### COLLECTED DATA
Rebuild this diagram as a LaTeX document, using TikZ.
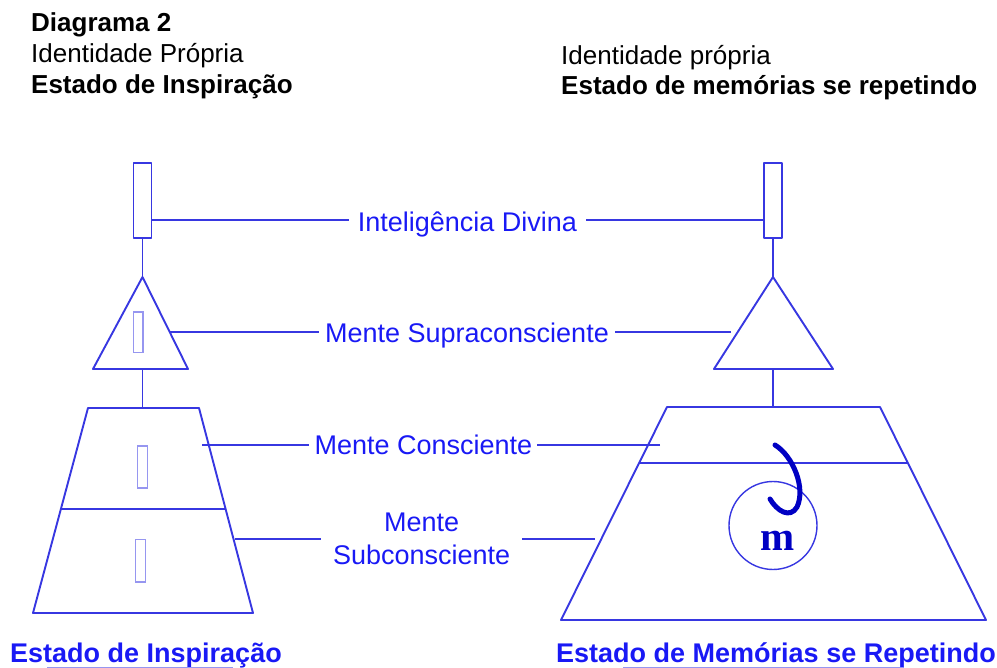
\documentclass[tikz,border=0pt]{standalone}
\usepackage{fontspec}
\setmainfont{Liberation Sans}
\newfontfamily\serifm{Liberation Serif}
\definecolor{shapeblue}{RGB}{55,55,225}
\definecolor{textblue}{RGB}{25,25,245}
\definecolor{faintblue}{RGB}{150,150,240}
\definecolor{curlblue}{RGB}{0,0,195}
\begin{document}
\begin{tikzpicture}[x=1pt,y=-1pt,
  shp/.style={draw=shapeblue, line width=1.9pt, line join=round},
  conn/.style={draw=shapeblue, line width=1.9pt},
  faint/.style={draw=faintblue, line width=1.2pt},
  lbl/.style={text=textblue, font=\fontsize{27}{33}\selectfont, inner ysep=0pt},
  head/.style={font=\fontsize{26}{30}\selectfont, inner sep=0pt, anchor=base west},
  bottomlbl/.style={text=textblue, font=\fontsize{27}{30}\selectfont\bfseries, inner sep=0pt, anchor=base west}]
\useasboundingbox (0,0) rectangle (997,668);

% headings
\node[head, font=\fontsize{26}{30}\selectfont\bfseries] (h1) at (31,31.7) {Diagrama 2};
\node[head] (h2) at (31,63) {Identidade Própria};
\node[head, font=\fontsize{26}{30}\selectfont\bfseries] (h3) at (31,94) {Estado de Inspiração};
\node[head] (h4) at (561,65) {Identidade própria};
\node[head, font=\fontsize{26}{30}\selectfont\bfseries] (h5) at (561,95) {Estado de memórias se repetindo};

% left column shapes
\node[shp, minimum width=18pt, minimum height=75pt, inner sep=0pt] (LRect) at (142.5,200.5) {};
\draw[shp] (142.5,277) coordinate (LTriTop) -- (188,369) -- (93,369) -- cycle;
\draw[faint] (133.5,312) rectangle (143,352.5);
\draw[shp] (88,408) -- (199,408) -- (253,613) -- (33,613) -- cycle;
\draw[shp] (61,509) -- (226,509);
\draw[faint] (137.5,446) rectangle (147.5,488);
\draw[faint] (135.5,539.5) rectangle (145.5,582);
\coordinate (LTriBase) at (142.5,369);
\coordinate (LTrapTop) at (142.5,408);
\draw[conn] (LRect.south) -- (LTriTop);
\draw[conn] (LTriBase) -- (LTrapTop);

% right column shapes
\node[shp, minimum width=18pt, minimum height=75pt, inner sep=0pt] (RRect) at (773,200.5) {};
\draw[shp] (773,277) coordinate (RTriTop) -- (833,369) -- (714,369) -- cycle;
\draw[shp] (667,407) -- (880,407) -- (986,620) -- (561,620) -- cycle;
\draw[shp] (639,463) -- (908,463);
\coordinate (RTriBase) at (773,369);
\coordinate (RTrapTop) at (773,407);
\draw[conn] (RRect.south) -- (RTriTop);
\draw[conn] (RTriBase) -- (RTrapTop);

% memory circle and curl
\node[draw=shapeblue, line width=1.4pt, circle, minimum size=88pt, inner sep=0pt] (mem) at (773,525.5) {};
\node[text=curlblue, font=\fontsize{41}{41}\selectfont\serifm\bfseries, inner sep=0pt, anchor=base] (mlet) at (778,550) {m};
\draw[curlblue, line width=5pt, line cap=round]
  (775,445) .. controls (793,456) and (806,488) .. (797,507)
  .. controls (790,519) and (777,511) .. (770,499);

% labels
\node[lbl, inner xsep=8.5pt, anchor=base] (ID) at (467.5,232) {Inteligência Divina};
\node[lbl, inner xsep=6pt, anchor=base] (MS) at (467,343) {Mente Supraconsciente};
\node[lbl, inner xsep=5pt, anchor=base] (MC) at (423.4,455) {Mente Consciente};
\node[lbl, inner xsep=12pt, align=center, anchor=center] (MSub) at (421.7,538.7) {Mente\\Subconsciente};

% connectors
\coordinate (iL) at (152,220);
\coordinate (iR) at (764,220);
\draw[conn] (iL) -- (iL -| ID.west);
\draw[conn] (iR) -- (iR -| ID.east);
\coordinate (sL) at (170,332);
\coordinate (sR) at (731,332);
\draw[conn] (sL) -- (sL -| MS.west);
\draw[conn] (sR) -- (sR -| MS.east);
\coordinate (cL) at (202,445);
\coordinate (cR) at (660,445);
\draw[conn] (cL) -- (cL -| MC.west);
\draw[conn] (cR) -- (cR -| MC.east);
\coordinate (uL) at (235,539);
\coordinate (uR) at (595,539);
\draw[conn] (uL) -- (uL -| MSub.west);
\draw[conn] (uR) -- (uR -| MSub.east);

% bottom labels
\node[bottomlbl] (BL) at (10,662) {Estado de Inspiração};
\node[bottomlbl] (BR) at (556,662) {Estado de Memórias se Repetindo};
\draw[faint, line width=1.5pt] (47,667.5) -- (233,667.5);
\draw[faint, line width=1.5pt] (623,667.5) -- (903,667.5);
\end{tikzpicture}
\end{document}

### REQUIRED WORK
Restate the material word for word from its first line through the line containing "(0,0) rectangle (997,668);", both included; the pictures do not belong in it.

### RIGHT ANSWER
Rebuild this diagram as a LaTeX document, using TikZ.
\documentclass[tikz,border=0pt]{standalone}
\usepackage{fontspec}
\setmainfont{Liberation Sans}
\newfontfamily\serifm{Liberation Serif}
\definecolor{shapeblue}{RGB}{55,55,225}
\definecolor{textblue}{RGB}{25,25,245}
\definecolor{faintblue}{RGB}{150,150,240}
\definecolor{curlblue}{RGB}{0,0,195}
\begin{document}
\begin{tikzpicture}[x=1pt,y=-1pt,
  shp/.style={draw=shapeblue, line width=1.9pt, line join=round},
  conn/.style={draw=shapeblue, line width=1.9pt},
  faint/.style={draw=faintblue, line width=1.2pt},
  lbl/.style={text=textblue, font=\fontsize{27}{33}\selectfont, inner ysep=0pt},
  head/.style={font=\fontsize{26}{30}\selectfont, inner sep=0pt, anchor=base west},
  bottomlbl/.style={text=textblue, font=\fontsize{27}{30}\selectfont\bfseries, inner sep=0pt, anchor=base west}]
\useasboundingbox (0,0) rectangle (997,668);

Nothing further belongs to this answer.